Lovell v. Osgood

60 N.H. 71 | N.H. | 1880

The certificate of the justice who administered the oath to the mortgagee was not made upon or appended to and recorded with the mortgage under which the defendant claims (Gen. Stats., c. 123, s. 10); and not being executed according to the statute it was not entitled to registration, and the record was inoperative as constructive notice to the plaintiff. The record of an instrument authorized by law to be recorded is constructive notice of its existence and contents to all parties interested; but the record of an instrument not entitled to registration is not constructive notice. It does not ordinarily affect a subsequent purchaser or incumbrancer unless he has such actual notice as renders his taking a subsequent conveyance fraudulent. Jones Mort., s. 583; Story's Eq. Jur., s. 404; 2 Wn. Real. Prop. 572; Blood v. Blood, 23 Pick. 80; DeWitt v. Moulton, 17 Me. 418. Actual notice of the unauthorized record is equivalent to actual notice of the conveyance.

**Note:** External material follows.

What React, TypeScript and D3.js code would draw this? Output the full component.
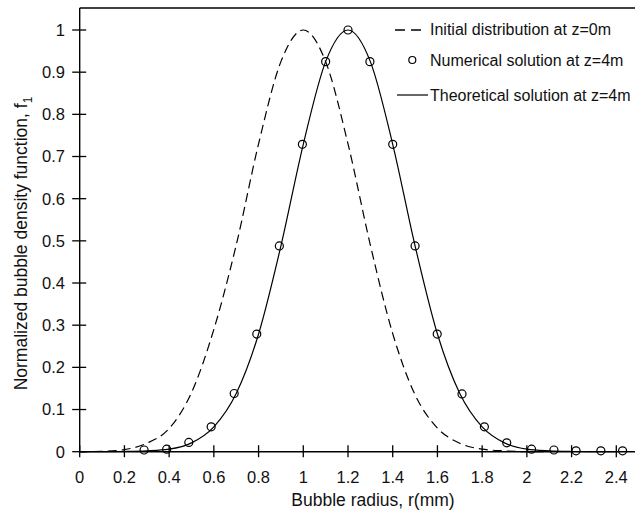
import React from "react";
import * as d3 from "d3";

const W = 635;
const H = 514;

const xTicks = [0, 0.2, 0.4, 0.6, 0.8, 1, 1.2, 1.4, 1.6, 1.8, 2, 2.2, 2.4];
const yTicks = [0, 0.1, 0.2, 0.3, 0.4, 0.5, 0.6, 0.7, 0.8, 0.9, 1];

// Initial distribution at z=0m (dashed)
const initialR = [0, 0.1, 0.2, 0.3, 0.4, 0.5, 0.6, 0.7, 0.8, 0.9, 1.0, 1.1, 1.2, 1.3, 1.4, 1.5, 1.6, 1.7, 1.8, 1.9, 2.0, 2.1];
const initialF = [0.0, 0.001, 0.005, 0.02, 0.055, 0.14, 0.29, 0.49, 0.73, 0.925, 1.0, 0.925, 0.73, 0.49, 0.28, 0.135, 0.056, 0.02, 0.006, 0.002, 0.0, 0.0];

// Theoretical solution at z=4m (solid)
const theoryR = [0, 0.1, 0.2, 0.3, 0.4, 0.5, 0.6, 0.7, 0.8, 0.9, 1.0, 1.1, 1.2, 1.3, 1.4, 1.5, 1.6, 1.7, 1.8, 1.9, 2.0, 2.1, 2.2, 2.3, 2.4];
const theoryF = [0, 0, 0.0005, 0.002, 0.006, 0.021, 0.059, 0.138, 0.279, 0.488, 0.729, 0.925, 1.0, 0.925, 0.729, 0.488, 0.279, 0.138, 0.059, 0.021, 0.006, 0.002, 0.0005, 0, 0];

// Numerical solution at z=4m (circles)
const numR = [0.288, 0.389, 0.488, 0.588, 0.691, 0.792, 0.893, 0.996, 1.1, 1.2, 1.298, 1.4, 1.5, 1.599, 1.71, 1.81, 1.91, 2.021, 2.121, 2.22, 2.331, 2.428];
const numF = [0.004, 0.006, 0.022, 0.059, 0.138, 0.279, 0.488, 0.729, 0.925, 1.0, 0.925, 0.729, 0.488, 0.279, 0.137, 0.059, 0.021, 0.006, 0.004, 0.002, 0.002, 0.002];

const legendLabels = [
  "Initial distribution at z=0m",
  "Numerical solution at z=4m",
  "Theoretical solution at z=4m",
];

const FONT = "'Liberation Sans', Arial, Helvetica, sans-serif";

export default function App() {
  const x = d3.scaleLinear().domain([0, 2.4]).range([79.7, 616.3]);
  const y = d3.scaleLinear().domain([0, 1]).range([451.7, 30]);
  const x0 = x(0);
  const y0 = y(0);
  const yTop = y(1.052);

  const line = d3
    .line<[number, number]>()
    .x((d) => x(d[0]))
    .y((d) => y(d[1]))
    .curve(d3.curveMonotoneX);

  const initialPath = line(initialR.map((r, i) => [r, initialF[i]]) as [number, number][]) || "";
  const theoryPath = line(theoryR.map((r, i) => [r, theoryF[i]]) as [number, number][]) || "";

  const fmt = (v: number) => (Number.isInteger(v) ? String(v) : v.toFixed(1));

  return (
    <svg
      width={W}
      height={H}
      style={{ position: "absolute", left: 0, top: 0, background: "#fff" }}
      fontFamily={FONT}
    >
      <rect x={0} y={0} width={W} height={H} fill="#fff" />
      {/* frame */}
      <line x1={x0} x2={W} y1={yTop} y2={yTop} stroke="#000" strokeWidth={1.4} />
      <line x1={x0} x2={x0} y1={yTop} y2={y0} stroke="#000" strokeWidth={1.4} />
      <line x1={x0} x2={W} y1={y0} y2={y0} stroke="#000" strokeWidth={1.4} />

      {/* x ticks */}
      {xTicks.map((t) => (
        <g key={"xt" + t}>
          <line x1={x(t)} x2={x(t)} y1={y0 - 6.5} y2={y0 + 5.5} stroke="#000" strokeWidth={1.3} />
          <text x={x(t)} y={483} textAnchor="middle" fontSize={16.5} fill="#111">
            {fmt(t)}
          </text>
        </g>
      ))}
      {/* y ticks */}
      {yTicks.map((t) => (
        <g key={"yt" + t}>
          <line x1={x0 - 7.5} x2={x0 + 6.5} y1={y(t)} y2={y(t)} stroke="#000" strokeWidth={1.3} />
          <text x={65} y={y(t)} dy="0.36em" textAnchor="end" fontSize={16.5} fill="#111">
            {fmt(t)}
          </text>
        </g>
      ))}

      {/* axis titles */}
      <text x={373} y={506} textAnchor="middle" fontSize={17.5} fill="#111">
        Bubble radius, r(mm)
      </text>
      <text
        transform={`translate(27, 243.5) rotate(-90)`}
        textAnchor="middle"
        fontSize={17.5}
        fill="#111"
      >
        Normalized bubble density function, f
        <tspan fontSize={12} dy={5}>1</tspan>
      </text>

      {/* curves */}
      <path d={initialPath} fill="none" stroke="#000" strokeWidth={1.2} strokeDasharray="9,5" />
      <path d={theoryPath} fill="none" stroke="#000" strokeWidth={1.2} />
      {numR.map((r, i) => (
        <circle key={"c" + i} cx={x(r)} cy={y(numF[i])} r={4} fill="none" stroke="#000" strokeWidth={1.2} />
      ))}

      {/* legend */}
      <line x1={395} x2={427} y1={30} y2={30} stroke="#000" strokeWidth={1.6} strokeDasharray="10,6" />
      <circle cx={412.3} cy={60} r={3.5} fill="none" stroke="#000" strokeWidth={1.2} />
      <line x1={397} x2={428} y1={95} y2={95} stroke="#000" strokeWidth={1.2} />
      {legendLabels.map((l, i) => (
        <text key={l} x={430} y={[35, 66, 101][i]} fontSize={16} fill="#111">
          {l}
        </text>
      ))}
    </svg>
  );
}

Hastings v. Cutler, 24 N.H. 481, 483. The case is not analogous to a deed acknowledged by one of two grantors, because in that case the deed is entitled to record as to the grantor acknowledging it. The defendant's mortgage, although in fact duly executed by the parties, not being entitled to registration by reason of the defect in the certificate of the oath, is invalid against the plaintiff's mortgage taken in good faith, *73 for a good consideration, and without, notice, actual or constructive, of the defendant's prior mortgage. Gen. Stats., c. 123, ss. 10, 12; Hill v. Gilman, 39 N.H. 88; Stone v. Marvell, 45 N.H. 481; Gooding v. Riley,50 N.H. 400.

Exception overruled.

STANLEY, .J., did not sit: the others concurred.